* REQUEST
Scan the entries below for the word "this". Copy each line that has it.

* RECORD LIST
::::
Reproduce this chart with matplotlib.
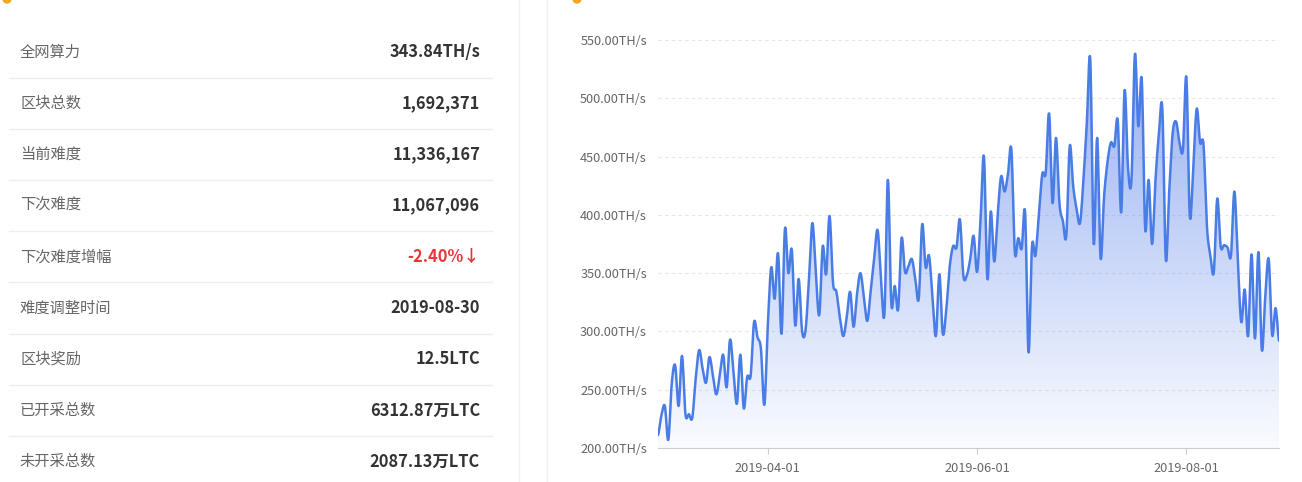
import numpy as np
import pandas as pd
import matplotlib
matplotlib.use('Agg')
import matplotlib.pyplot as plt
import matplotlib.dates as mdates
from matplotlib.patches import Polygon, Circle

plt.rcParams['font.family'] = ['Noto Sans CJK SC', 'DejaVu Sans']

# left table
row_labels = ['全网算力', '区块总数', '当前难度', '下次难度', '下次难度增幅',
              '难度调整时间', '区块奖励', '已开采总数', '未开采总数']
row_values = ['343.84TH/s', '1,692,371', '11,336,167', '11,067,096', '-2.40%↓',
              '2019-08-30', '12.5LTC', '6312.87万LTC', '2087.13万LTC']
value_colors = ['#333333'] * 4 + ['#e8363b'] + ['#333333'] * 4

# hashrate series, daily from 2019-02-28 (TH/s)
start_date = '2019-02-28'
hashrate = [
    211, 228, 236, 207, 255, 271, 236, 279, 229, 229,
    226, 260, 284, 268, 256, 278, 262, 246, 262, 280,
    252, 293, 265, 238, 280, 234, 261, 262, 308, 295,
    285, 237, 305, 355, 328, 367, 298, 388, 350, 370,
    305, 345, 300, 301, 345, 393, 350, 314, 373, 349,
    399, 342, 334, 312, 296, 312, 334, 304, 332, 350,
    330, 309, 335, 362, 387, 345, 315, 430, 324, 339,
    319, 380, 351, 356, 362, 345, 328, 392, 355, 365,
    330, 296, 349, 298, 318, 355, 373, 372, 396, 348,
    348, 362, 382, 351, 395, 450, 345, 403, 360, 400,
    433, 420, 435, 456, 368, 380, 371, 402, 282, 373,
    365, 400, 435, 436, 487, 410, 466, 410, 395, 382,
    459, 425, 405, 393, 430, 480, 533, 375, 466, 363,
    415, 445, 462, 459, 481, 402, 507, 440, 430, 538,
    476, 516, 388, 430, 375, 430, 470, 491, 362, 420,
    470, 480, 462, 456, 518, 399, 440, 491, 462, 460,
    390, 365, 351, 414, 373, 374, 372, 365, 420, 360,
    308, 336, 296, 366, 294, 368, 284, 330, 362, 297,
    320, 292,
]
y_ticks = [200, 250, 300, 350, 400, 450, 500, 550]
x_ticks = ['2019-04-01', '2019-06-01', '2019-08-01']


def smooth_line(x, y, n=10):
    # catmull-rom curve through the points, for the rounded line look
    xs, ys = [], []
    m = len(y)
    t = np.linspace(0, 1, n, endpoint=False)
    for i in range(m - 1):
        p0, p1, p2, p3 = y[max(i - 1, 0)], y[i], y[i + 1], y[min(i + 2, m - 1)]
        yy = 0.5 * (2 * p1 + (-p0 + p2) * t + (2 * p0 - 5 * p1 + 4 * p2 - p3) * t ** 2
                    + (-p0 + 3 * p1 - 3 * p2 + p3) * t ** 3)
        xs.append(x[i] + (x[i + 1] - x[i]) * t)
        ys.append(yy)
    xs.append([x[-1]])
    ys.append([y[-1]])
    return np.concatenate(xs), np.concatenate(ys)


def main():
    W, H = 1302, 482
    fig = plt.figure(figsize=(W / 100, H / 100), dpi=100)

    # background layer in pixel coords
    bg = fig.add_axes([0, 0, 1, 1])
    bg.set_xlim(0, W)
    bg.set_ylim(H, 0)
    bg.axis('off')

    row_h = 51.2
    y0 = 52
    for i, (lab, val, col) in enumerate(zip(row_labels, row_values, value_colors)):
        yc = y0 + i * row_h
        bg.text(20, yc, lab, fontsize=11, color='#666666', va='center', ha='left')
        bg.text(480, yc, val, fontsize=11.8, color=col, fontweight='bold',
                va='center', ha='right')
        if i < len(row_labels) - 1:
            bg.plot([9, 492], [yc + row_h / 2, yc + row_h / 2], color='#eeeeee', lw=1)

    # card edges
    bg.plot([519, 519], [0, H], color='#f0f0f0', lw=1)
    bg.plot([547, 547], [0, H], color='#f0f0f0', lw=1)
    bg.add_patch(Circle((7, -1), 4, color='#f5a623'))
    bg.add_patch(Circle((577, -1), 4, color='#f5a623'))

    # chart
    ax = fig.add_axes([658 / W, 1 - 448 / H, (1279 - 658) / W, (448 - 40) / H])
    dates = pd.date_range(start_date, periods=len(hashrate), freq='D')
    xnum = mdates.date2num(dates)
    sx, sy = smooth_line(xnum, np.array(hashrate, dtype=float))

    ax.set_xlim(xnum[0], xnum[-1])
    ax.set_ylim(200, 550)

    # gradient fill under the line
    poly = Polygon(np.column_stack([np.r_[sx, sx[-1], sx[0]], np.r_[sy, 200, 200]]),
                   closed=True, facecolor='none', edgecolor='none')
    ax.add_patch(poly)
    grad = np.linspace(0.62, 0.03, 256).reshape(-1, 1)
    rgba = np.zeros((256, 1, 4))
    rgba[..., 0] = 0.32
    rgba[..., 1] = 0.49
    rgba[..., 2] = 0.92
    rgba[..., 3] = grad
    im = ax.imshow(rgba, extent=[xnum[0], xnum[-1], 200, 550], origin='upper',
                   aspect='auto', zorder=1)
    im.set_clip_path(poly)

    ax.plot(sx, sy, color='#4a7ce6', lw=1.8, zorder=3, solid_capstyle='round')

    ax.set_yticks(y_ticks)
    ax.set_yticklabels([f'{v:.2f}TH/s' for v in y_ticks])
    ax.set_xticks(mdates.date2num(pd.to_datetime(x_ticks)))
    ax.set_xticklabels(x_ticks)
    ax.tick_params(axis='y', length=0, pad=8, labelsize=9.2, labelcolor='#666666')
    ax.tick_params(axis='x', length=4, color='#cccccc', pad=6, labelsize=9.2,
                   labelcolor='#666666')
    ax.grid(axis='y', color='#e6e6e6', linestyle=(0, (3, 3)), lw=0.8, zorder=0)
    for s in ['top', 'right', 'left']:
        ax.spines[s].set_visible(False)
    ax.spines['bottom'].set_color('#cccccc')
    ax.set_axisbelow(True)
    ax.patch.set_alpha(0)

    fig.savefig('out.png', dpi=100)


if __name__ == '__main__':
    main()
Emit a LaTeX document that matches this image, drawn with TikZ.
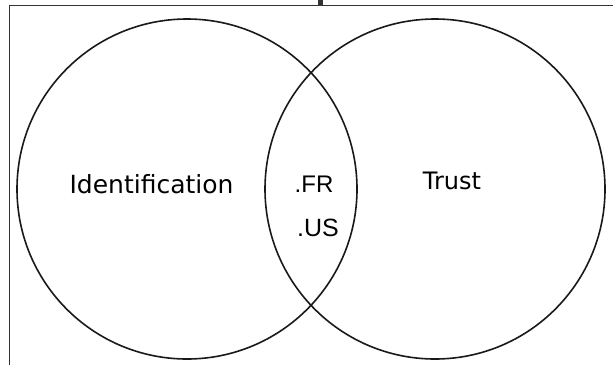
::::
* WORKED ANSWER
Reproduce this chart with matplotlib.
Emit a LaTeX document that matches this image, drawn with TikZ.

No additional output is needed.